For my family, the Fourth of July is second only to Christmas in terms of holidays we look forward to. My grandfather gathers the family in the front yard before dinner to stand under the flag pole he installed just for the occasion and we corporately pledge allegiance to the flag. It’s become the main event, the Pledge. Extended family, friends, boyfriends and girlfriends have all been a part of our familial tradition and it’s still the thing I look forward to the most. The scent of burgers interweaves with the sounds of the Boston Pops on television as we talk about the Texas Rangers and what’s new at work. Also, my grandparents live on a golf course in North Dallas, so when the sun sets, we sit atop one of the greens and watch fireworks. It’s perhaps the only day of the year when the barren flatness of the Dallas terrain creates an enviable horizon. From our hilly perch, we can see multiple fireworks displays all across the Metroplex, each popping and crackling above the city that lays as flat as a card table. This is followed by copious amounts of Blue Bell ice cream, a dessert that’s sacred in our part of the country. The Fourth is as communal as Christmas and just as jovial. I miss it desperately when I can’t be in town and my family makes sure to FaceTime me into the Pledge so I can be a part of it, no matter where I am.
My family, which is a mixed bag of political affiliations and leanings, are able to both cohabitate together in peace and do so with a lot of love for one another. My aunt once told me, “We can have opinions and beliefs and politics, but political views and opinions are secondary to our love for family.” I think that’s the America I love the most. The America that allows us to gather together, to be different, to be maybe at polar opposite ends of the political spectrum, but to love each other. I love that I live in a country where diversity matters and is fought for. And I’m a praying man too, so I love that I can openly pray at a flag pole on a Wednesday in September or a Saturday in April if I so choose.

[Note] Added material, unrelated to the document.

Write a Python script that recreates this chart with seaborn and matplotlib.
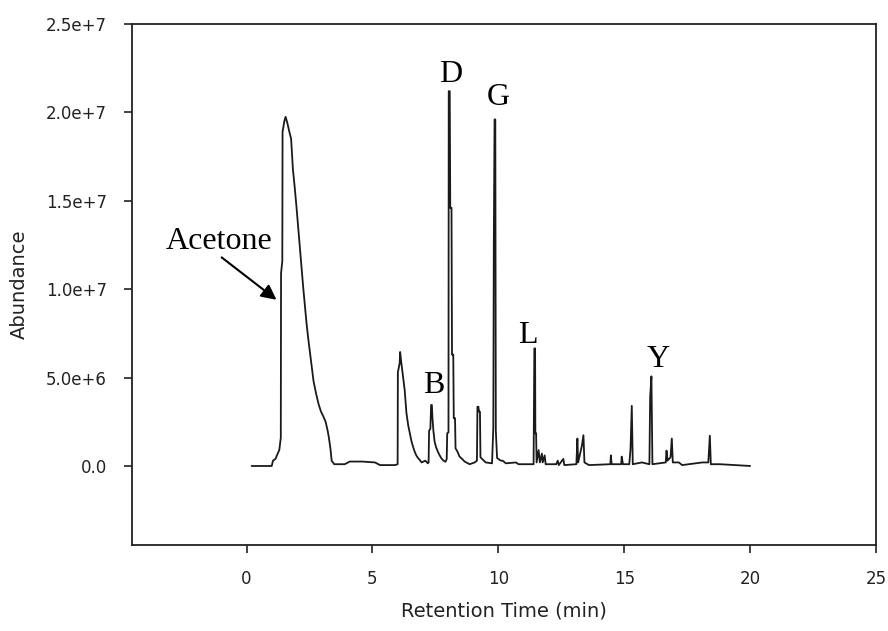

We’re a divided nation today, split at the seams down the center. My prayer this year is that the fabled American Dream doesn’t die, that people from every background will be able to make a life for themselves in the land of the free. That includes people who aren’t Christians – people who have equal stake at that American Dream because they are, in fact, Americans too. I pray truth will find a way to overtake lies, be it red or blue or something completely outside of those party lines. I pray people will find their way to loving each other fully despite their disagreements and I know that’s a tall order but we have to do it. Lastly, I pray we as a people will look up and forward, not down and backward. That means in the halls of government, in university classrooms, and in church pulpits. We are a nation born from radical people fighting for radical progress. That’s the American Dream I believe is still worth chasing and that’s what the flag on that flag pole means to me today.